Yeah they teach Cathode Ray Tubes here in school. No bueno.


As someone who chose NyC over SF to start my tech carrier myself, it looks like it would have been much better if I had gone to SF (from how my colleagues did). NYC was my dream city so I don’t regret it but SF is leagues ahead in terms of tech ecosystem.


I feel the same, actually. Looking back, it definitely would have accelerated my career much further than NYC did.


> Nor will I ever move to SF, no matter how lucrative the offer.

You have never lived there, if I understand correctly. Why wouldn't you move there? Is there some experience you have with it? Housing prices? Internet rumors?


I've never lived there, but I visit often for work. Primarily two reasons - the first is that I'm starting a family and neither I nor my wife have any family there. The second is, as you guessed, the home prices. If I wanted something even remotely affordable, I'd have to live far away and have an insane commute. We've already lived that lifestyle in NYC, and we're not eager to return to it.


Seems like these issues can be solved with a lucrative offer:

1. Get a full time nanny.

2. Buy a home at a desirable neighbourhood.


Well, family is more than just daycare for one thing. But the larger point is that I don’t see my reasons as issues that need to be addressed. Silicon Valley is not the center of my universe.


That'd probably need to be a 1mil+ offer


Which part of FL?


South Florida, about an hour north of Miami. The prices down here have gotten kind of crazy so I'd like to move, but our family is here so that makes it difficult. Still better overall than NYC.


Appreciate the response. Wife and I looked at SoFlo, specifically Miami, really closely. Even lived for a month. It was hard for us to pull the trigger, but cool to see it's working out for others.

I wouldn't mind being there as opposed to this winter in the bay...
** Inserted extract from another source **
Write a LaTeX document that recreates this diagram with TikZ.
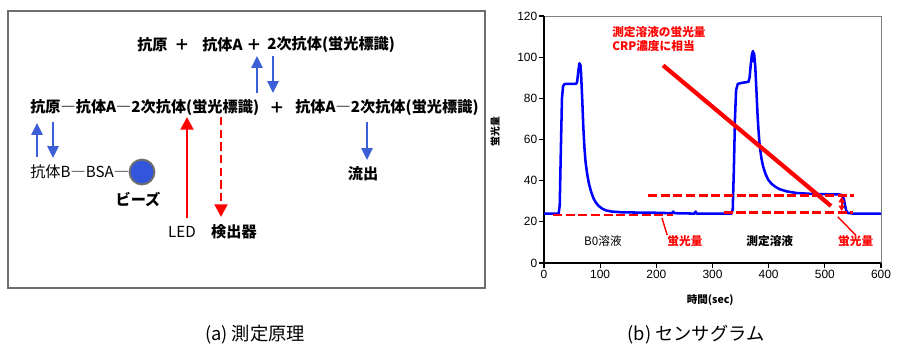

I'd be happy to trade places for the winter - I do miss my seasons!


I think it is a misconception that you need to be in the Bay Area to advance an tech career. Unless you have some ultra-non-portable skill that only develops in one region on Earth, you might need to reconsider your career path, because it sounds too limited to be useful.


I took them as saying that they'd need to move to the Bay Area to advance in the specific tech mega-corp they were in previously, not that you have to be in the Bay Area to advance in tech in general.


Correct.


> There's absolutely no way I'm doing that to my family.

Do what?


Are you implying that your personal decision is a signal of anything actually going on in SF and in the labor market?


Whatever answer keeps you from moving to Texas.


never = 4 years?

wot?


Price sold below published market rate are now on hold and cannot be shown. Local governments there are manipulating price discovery.


Housing prices can never fall. It’s by design


You may have missed, for example, the year 2008.


Does the rent ever go down though? Landlords only raise it. I don't remember this ever happening. So I'd say some housing prices indeed never fall.


Minneapolis has seen real decrease in rents due to liberalizing new construction.

https://www.bloomberg.com/news/features/2023-08-09/minneapol...


This is a story about falling housing prices.


The very first line of the linked article:

"San Francisco rents continue to drop, and they probably haven’t hit bottom."